§ **The problem**:
Do not repeat pictures. Repeat exactly the lines of the listing below from its first line through the line with "const axisStep = 20;".

══ Provided data

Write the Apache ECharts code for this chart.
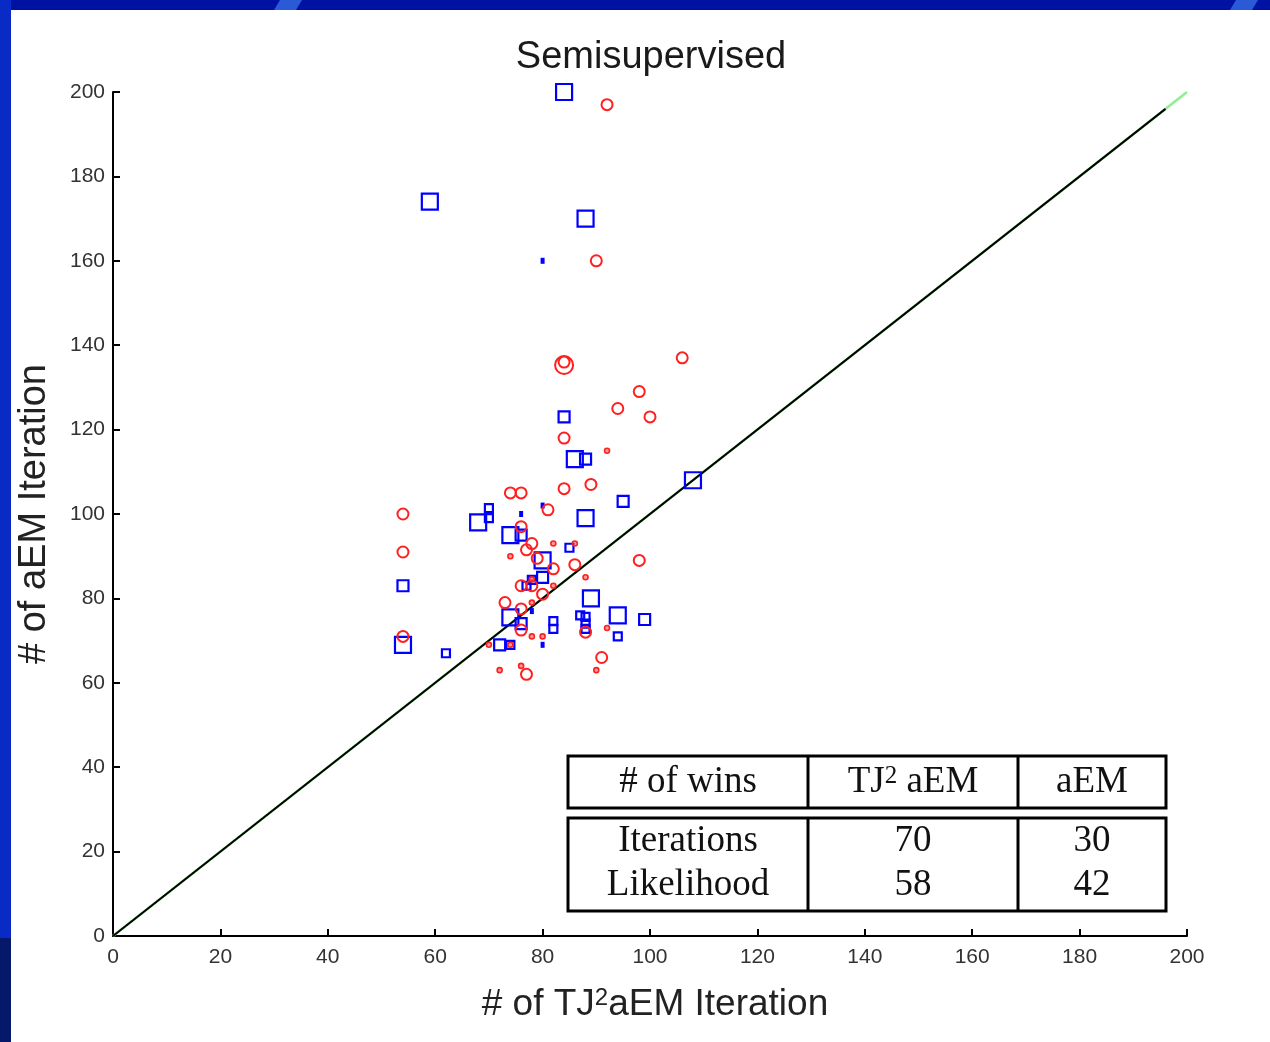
<!DOCTYPE html>
<html>
<head>
<meta charset="utf-8">
<script src="https://cdn.jsdelivr.net/npm/echarts@6/dist/echarts.min.js"></script>
<style>
  html, body { margin: 0; padding: 0; background: #0a1aa8; }
  #chart { width: 1270px; height: 1042px; }
</style>
</head>
<body>
<div id="chart"></div>
<script>
// Axis ranges and ticks
const axisMin = 0;
const axisMax = 200;
const axisStep = 20;

// Square markers: [x, y, size level]  (0 = tiny filled, 1 = small, 2 = medium, 3 = large)
const squarePoints = [
  [84, 200, 3], [59, 174, 3], [88, 170, 3], [80, 160, 0],
  [84, 123, 2], [86, 113, 3], [88, 113, 2], [108, 108, 3],
  [95, 103, 2], [70, 101.4, 1], [70, 99, 1], [68, 98, 3],
  [76, 100, 0], [74, 95, 3], [76, 95, 2], [88, 99, 3],
  [85, 92, 1], [80, 102, 0], [80, 89, 3], [80, 85, 2],
  [78, 84.4, 1], [77, 83, 1], [78, 77, 0], [89, 80, 3],
  [94, 76, 3], [99, 75, 2], [87, 76, 1], [88, 75.6, 1],
  [88, 74, 1], [88, 72.8, 1], [94, 71, 1], [82, 74.6, 1],
  [82, 72.8, 1], [74, 75.5, 3], [76, 74, 2], [72, 69, 2],
  [74, 69, 1], [80, 69, 0], [54, 69, 3], [62, 67, 1],
  [54, 83, 2]
];

// Circle markers: [x, y, size level]  (0 = tiny, 1 = medium, 2 = large)
const circlePoints = [
  [92, 197, 1], [90, 160, 1], [84, 135.3, 2], [84, 136, 1],
  [106, 137, 1], [98, 129, 1], [94, 125, 1], [100, 123, 1],
  [84, 118, 1], [92, 115, 0], [84, 106, 1], [89, 107, 1],
  [74, 105, 1], [76, 105, 1], [81, 101, 1], [54, 100, 1],
  [54, 91, 1], [54, 71, 1], [76, 97, 1], [78, 93, 1],
  [77, 91.5, 1], [79, 89.5, 1], [74, 90, 0], [82, 93, 0],
  [86, 93, 0], [82, 87, 1], [86, 88, 1], [98, 89, 1],
  [88, 85, 0], [76, 83, 1], [78, 83, 1], [80, 81, 1],
  [82, 83, 0], [78, 84.5, 0], [73, 79, 1], [76, 77.5, 1],
  [78, 79, 0], [76, 72.5, 1], [74, 69, 0], [70, 69, 0],
  [78, 71, 0], [80, 71, 0], [72, 63, 0], [76, 64, 0],
  [77, 62, 1], [88, 72, 1], [92, 73, 0], [91, 66, 1],
  [90, 63, 0]
];

// Reference diagonals
const identityLine = [[0, 0], [200, 200]];
const fitLine = [[0, 0], [196, 196]];

// Summary table
const tableHeader = ['# of wins', 'TJ{s|2} aEM', 'aEM'];
const tableRows = [
  ['Iterations', 70, 30],
  ['Likelihood', 58, 42]
];

const SANS = '"Liberation Sans", Arial, sans-serif';
const SERIF = '"Liberation Serif", "Times New Roman", serif';
const BLUE = '#0000ff';
const RED = '#ff2020';

function squareItem(p) {
  const lvl = p[2];
  if (lvl === 0) {
    return { value: [p[0], p[1]], symbolSize: [4, 6],
      itemStyle: { color: BLUE, borderWidth: 0, opacity: 1 } };
  }
  return { value: [p[0], p[1]], symbolSize: [0, 8, 11, 16][lvl],
    itemStyle: { color: 'rgba(0,0,0,0)', borderColor: BLUE, borderWidth: 2.2, opacity: 1 } };
}

function circleItem(p) {
  const lvl = p[2];
  if (lvl === 0) {
    return { value: [p[0], p[1]], symbolSize: 5,
      itemStyle: { color: 'rgba(255,60,60,0.5)', borderColor: RED, borderWidth: 1.6, opacity: 1 } };
  }
  return { value: [p[0], p[1]], symbolSize: [0, 11, 18][lvl],
    itemStyle: { color: 'rgba(0,0,0,0)', borderColor: RED, borderWidth: 2, opacity: 1 } };
}

// Table geometry
const tbl = { x0: 568, x1: 1166, cols: [808, 1018], hTop: 756, hBot: 808, bTop: 818, bBot: 911 };
const colCenters = [(tbl.x0 + tbl.cols[0]) / 2, (tbl.cols[0] + tbl.cols[1]) / 2, (tbl.cols[1] + tbl.x1) / 2];
const rowCenters = [841, 885];

function tableGraphics() {
  const lineStyle = { stroke: '#000', lineWidth: 3, fill: null };
  const els = [
    { type: 'rect', shape: { x: tbl.x0, y: tbl.hTop, width: tbl.x1 - tbl.x0, height: tbl.hBot - tbl.hTop }, style: lineStyle },
    { type: 'rect', shape: { x: tbl.x0, y: tbl.bTop, width: tbl.x1 - tbl.x0, height: tbl.bBot - tbl.bTop }, style: lineStyle }
  ];
  tbl.cols.forEach(cx => {
    els.push({ type: 'line', shape: { x1: cx, y1: tbl.hTop, x2: cx, y2: tbl.hBot }, style: { stroke: '#000', lineWidth: 3 } });
    els.push({ type: 'line', shape: { x1: cx, y1: tbl.bTop, x2: cx, y2: tbl.bBot }, style: { stroke: '#000', lineWidth: 3 } });
  });
  const textStyle = (txt, x, y) => ({
    type: 'text', x: x, y: y,
    style: {
      text: txt, fill: '#111', font: '37px ' + SERIF,
      align: 'center', verticalAlign: 'middle', textAlign: 'center', textVerticalAlign: 'middle',
      rich: { s: { fontSize: 25, fontFamily: SERIF, verticalAlign: 'top', fill: '#111' } }
    }
  });
  tableHeader.forEach((h, i) => els.push(textStyle(h, colCenters[i], 782)));
  tableRows.forEach((row, r) => row.forEach((v, i) => els.push(textStyle(String(v), colCenters[i], rowCenters[r]))));
  return els;
}

const axisCommon = {
  type: 'value', min: axisMin, max: axisMax, interval: axisStep,
  axisLine: { show: true, lineStyle: { color: '#000', width: 2 } },
  axisTick: { show: true, inside: true, length: 7, lineStyle: { color: '#000', width: 2 } },
  splitLine: { show: false },
  axisLabel: { fontSize: 21, color: '#333', fontFamily: SANS }
};

const chart = echarts.init(document.getElementById('chart'), null, { renderer: 'canvas' });
chart.setOption({
  backgroundColor: 'transparent',
  animation: false,
  graphic: [
    // slide frame
    { type: 'rect', z: -20, shape: { x: 0, y: 0, width: 1270, height: 1042 }, style: { fill: '#0012a4' } },
    { type: 'rect', z: -19, shape: { x: 0, y: 0, width: 11, height: 938 }, style: { fill: '#0a2ac6' } },
    { type: 'rect', z: -19, shape: { x: 0, y: 938, width: 11, height: 104 }, style: { fill: '#06186a' } },
    { type: 'polygon', z: -19, shape: { points: [[280, 0], [302, 0], [296, 10], [274, 10]] }, style: { fill: '#2a5ad6' } },
    { type: 'polygon', z: -19, shape: { points: [[1236, 0], [1258, 0], [1252, 10], [1230, 10]] }, style: { fill: '#2a5ad6' } },
    { type: 'rect', z: -18, shape: { x: 11, y: 10, width: 1259, height: 1032 }, style: { fill: '#ffffff' } },
    // title
    { type: 'text', x: 651, y: 58, z: 10,
      style: { text: 'Semisupervised', fill: '#1a1a1a', font: '38px ' + SANS,
        align: 'center', verticalAlign: 'middle', textAlign: 'center', textVerticalAlign: 'middle' } }
  ].concat(tableGraphics()),
  grid: { left: 113, right: 83, top: 92, bottom: 106, containLabel: false },
  xAxis: Object.assign({}, axisCommon, {
    axisLabel: Object.assign({}, axisCommon.axisLabel, { margin: 11 }),
    name: '# of TJ{s|2}aEM Iteration',
    nameLocation: 'middle', nameGap: 50,
    nameTextStyle: {
      fontSize: 37, color: '#222', fontFamily: SANS, padding: [0, 0, 0, 10],
      rich: { s: { fontSize: 24, fontFamily: SANS, color: '#222', verticalAlign: 'top' } }
    }
  }),
  yAxis: Object.assign({}, axisCommon, {
    axisLabel: Object.assign({}, axisCommon.axisLabel, { margin: 8 }),
    name: '# of aEM Iteration',
    nameLocation: 'middle', nameGap: 59,
    nameTextStyle: { fontSize: 38, color: '#222', fontFamily: SANS }
  }),
  series: [
    { type: 'line', data: identityLine, symbol: 'none', z: 3,
      lineStyle: { color: '#8ef08e', width: 2.6 } },
    { type: 'line', data: fitLine, symbol: 'none', z: 4,
      lineStyle: { color: '#000', width: 2 } },
    { type: 'scatter', symbol: 'rect', z: 5, data: squarePoints.map(squareItem) },
    { type: 'scatter', symbol: 'circle', z: 6, data: circlePoints.map(circleItem) }
  ]
});
</script>
</body>
</html>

════

§ **Expected answer**:
Write the Apache ECharts code for this chart.
<!DOCTYPE html>
<html>
<head>
<meta charset="utf-8">
<script src="https://cdn.jsdelivr.net/npm/echarts@6/dist/echarts.min.js"></script>
<style>
  html, body { margin: 0; padding: 0; background: #0a1aa8; }
  #chart { width: 1270px; height: 1042px; }
</style>
</head>
<body>
<div id="chart"></div>
<script>
// Axis ranges and ticks
const axisMin = 0;
const axisMax = 200;
const axisStep = 20;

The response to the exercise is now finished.